Listing 4: SAXParsing.xml
public class SAXParsing extends DefaultHandler { private List<Catalog> articles = new ArrayList<>(); private boolean title = false; private boolean publish = false; private boolean author = false; private boolean link = false; private Catalog c; public List<Catalog> getListOfArticles(){ return articles; } public void parseDocument() { try { SAXParserFactory factory = SAXParserFactory.newInstance(); SAXParser saxParser = factory.newSAXParser(); saxParser.parse(new File("src/article.xml"), this); } catch (Exception e) { e.printStackTrace(); } } public void characters(char[] ch, int start, int length) throws SAXException { if (title) { c.setTitle(new String(ch, start, length)); title = false; } if (publish == true) { c.setPublishDate(new String(ch, start, length)); publish = false; } if (author == true) { c.setAuthor(new String(ch, start, length)); author = false; } if (link == true) { c.setLink(new String(ch, start, length)); link = false; } } public void startElement(String uri, String localName, String qName, Attributes attributes) throws SAXException { if(qName.equalsIgnoreCase("article")){ c=new Catalog(); articles.add(c); } if (qName.equalsIgnoreCase("title")) title = true; if (qName.equalsIgnoreCase("publish")) publish = true; if (qName.equalsIgnoreCase("author")) author = true; if (qName.equalsIgnoreCase("link")) link = true; } public void endElement(String uri, String localName, String qName) throws SAXException { } }
JAXP with DOM
DOM represents XML documents as a tree of nodes. DOM is memory intensive and comparatively slower than SAX especially in parsing large XML documents. The essential parts and key points for using DOM level 3 API is as follows:
- Most important package for using DOM API is org.w3c.dom.
- The NodeList interface represents an ordered list of nodes. This interface is used to traverse the DOM tree structure of an XML document.
Parsing Steps
1. Create DOM Parser factory with the help of DocumentBuilderFactory class’s newInstance() method.
2. Instantiate DOM parser with DocumentBuilder. The DocumentBuilder class implements the DOM parser.
3. Parse the XML document and create the DOM tree.
4.Manipulate XML content by accessing DOM tree.
Listing 5: DOMParsing.java
public class DOMParsing { private List<Catalog> articles = new ArrayList<>(); public List<Catalog> getListOfArticles(){ return articles; } public void parseDocument() { try { DocumentBuilderFactory factory = DocumentBuilderFactory.newInstance(); DocumentBuilder builder = factory.newDocumentBuilder(); Document doc = builder.parse(new File("src/article.xml")); doc.getDocumentElement().normalize(); NodeList nodeList = doc.getElementsByTagName("article"); for (int i = 0; i < nodeList.getLength(); i++) { Node node = nodeList.item(i); if (node.getNodeType() == Node.ELEMENT_NODE) { Element element = (Element) node; Catalog c=new Catalog(); c.setTitle(element.getElementsByTagName("title").item(0) .getTextContent()); c.setAuthor(element.getElementsByTagName("author").item(0) .getTextContent()); c.setPublishDate(element.getElementsByTagName("publish").item(0) .getTextContent()); c.setLink(element.getElementsByTagName("link").item(0) .getTextContent()); articles.add(c); } } } catch (Exception e) { e.printStackTrace(); } } }
JAXB: Java Architecture for XML Binding
JAXB is the architecture to bind the schema for XML documents with a plain old Java Object.
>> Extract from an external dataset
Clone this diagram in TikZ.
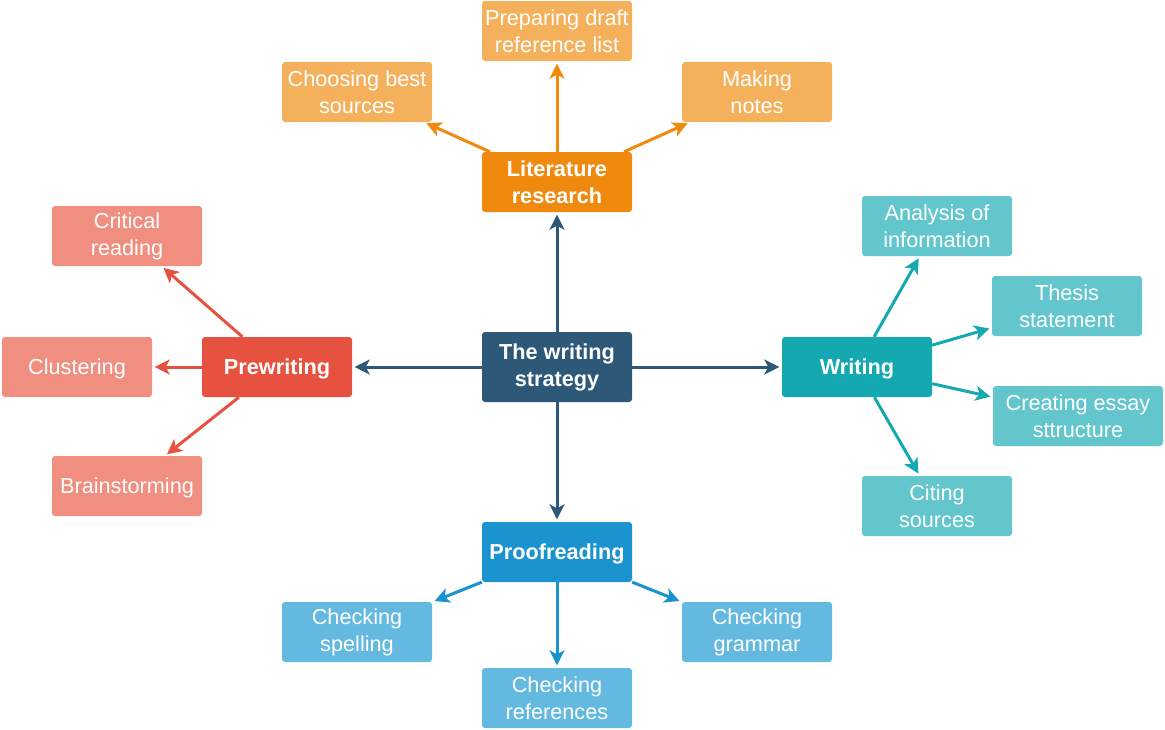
\documentclass[tikz,border=0pt]{standalone}
\usepackage{fontspec}
\setmainfont{Liberation Sans}
\usetikzlibrary{arrows.meta}
\definecolor{hubcol}{HTML}{2D5878}
\definecolor{litcol}{HTML}{F08A0E}
\definecolor{litlight}{HTML}{F5B05C}
\definecolor{precol}{HTML}{E6523F}
\definecolor{prelight}{HTML}{F08E80}
\definecolor{wricol}{HTML}{14A8B0}
\definecolor{wrilight}{HTML}{62C6CC}
\definecolor{procol}{HTML}{1B93CF}
\definecolor{prolight}{HTML}{64B9E1}
\tikzset{
  box/.style={rounded corners=3pt, minimum width=150pt, minimum height=60pt,
    align=center, text=white, inner sep=2pt,
    font=\fontsize{21.7}{27}\selectfont,
    execute at begin node={\rule{0pt}{20pt}}},
  mainbox/.style={box, font=\fontsize{21.7}{27}\selectfont\bfseries},
  arr/.style={line width=3pt, -{Stealth[length=15pt,width=15pt,inset=4pt]},
    shorten >=2.5pt},
}
\begin{document}
\begin{tikzpicture}[x=1pt,y=-1pt]
    \useasboundingbox (0,0) rectangle (1165,729);
    % centre and the four stages
    \node[mainbox, fill=hubcol, minimum height=70pt] (hub) at (557,367) {The writing\\strategy};
    \node[mainbox, fill=litcol] (lit) at (557,182) {Literature\\research};
    \node[mainbox, fill=precol] (pre) at (277,367) {Prewriting};
    \node[mainbox, fill=wricol] (wri) at (857,367) {Writing};
    \node[mainbox, fill=procol] (pro) at (557,552) {Proofreading};
    % literature research
    \node[box, fill=litlight] (draft) at (557,31) {Preparing draft\\reference list};
    \node[box, fill=litlight] (choose) at (357,92) {Choosing best\\sources};
    \node[box, fill=litlight] (notes) at (757,92) {Making\\notes};
    % prewriting
    \node[box, fill=prelight] (critical) at (127,236) {Critical\\reading};
    \node[box, fill=prelight] (cluster) at (77,367) {Clustering};
    \node[box, fill=prelight] (brain) at (127,486) {Brainstorming};
    % writing
    \node[box, fill=wrilight] (analysis) at (937,226) {Analysis of\\information};
    \node[box, fill=wrilight] (thesis) at (1067,306) {Thesis\\statement};
    \node[box, fill=wrilight, minimum width=170pt] (structure) at (1078,416) {Creating essay\\sttructure};
    \node[box, fill=wrilight] (citing) at (937,506) {Citing\\sources};
    % proofreading
    \node[box, fill=prolight] (spelling) at (357,632) {Checking\\spelling};
    \node[box, fill=prolight] (grammar) at (757,632) {Checking\\grammar};
    \node[box, fill=prolight] (refs) at (557,698) {Checking\\references};
    % arrows
    \foreach \s in {lit,pre,wri,pro}
    {
    \draw[arr, hubcol] (hub) -- (\s);
    }
    \foreach \c in {draft,choose,notes}
    {
    \draw[arr, litcol] (lit) -- (\c);
    }
    \foreach \c in {critical,cluster,brain}
    {
    \draw[arr, precol] (pre) -- (\c);
    }
    \foreach \c in {analysis,thesis,structure,citing}
    {
    \draw[arr, wricol] (wri) -- (\c);
    }
    \foreach \c in {spelling,grammar,refs}
    {
    \draw[arr, procol] (pro) -- (\c);
    }
\end{tikzpicture}
\end{document}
It provides a higher level of abstraction and is very convenient to use due to the annotation than the SAX or DOM models. Any class can be made XML bound with the annotation and APIs provided by the JAXB. Observe that Catalog class is transformed into XML bound class with simple annotation, @XmlRootElement in Listing 6. JAXB will now bind the class back and forth from XML to Java. With marshalling mechanism JAXB can create the XML representation of Catalog instance such as in Listing 1.
Listing 6: Catalog class with JAXB
@XmlRootElemet public class Catalog { private String title; private String publishDate; private String author; private String link; //...constructor, getters, setters, toString }
Marshalling is nothing but the transformation of an object into an XML document and inversely, unmarshalling is where the XML document is taken as input and Catalog object is delivered. The primary advantage of this two-way mapping is that a developer can treat XML documents as if they are Java objects without the need to write explicit code to parse the XML document like SAX and DOM parsers. JAXB annotation is very similar to JPA in the sense that JPA provides object relational mapping to the database whereas JAXB provides annotation for mapping an XML document. Another variation for the listing 6 can be as follows:
Listing 7: Catalog class with JAXB
@XmlRootElemet @XmlAccessorType(XmlAccessType.FIELD) public class Catalog { @XmlAttribute(required = true) private String title; @XmlElement(name = "publish-date", defaultValue = "01/2013") private String publishDate; private String author; private String link; //...constructor, getters, setters, toString }
Conclusion
XSLT API is used in JAXP to transform XML documents. An XML document containing XSLT transformation is commonly referred to as Stylesheet. XSLT stylesheet merely provides a set of transformation and an XSLT processor is needed to apply these transformations to an XML document. In this article I have tried to give an overview of how to parse XML documents and the different ways to do so. Obviously, JAXB is the best option when choosing among them from the point of view of convenience but SAX and DOM have their own uses, especially while manipulating XML documents at a very low level.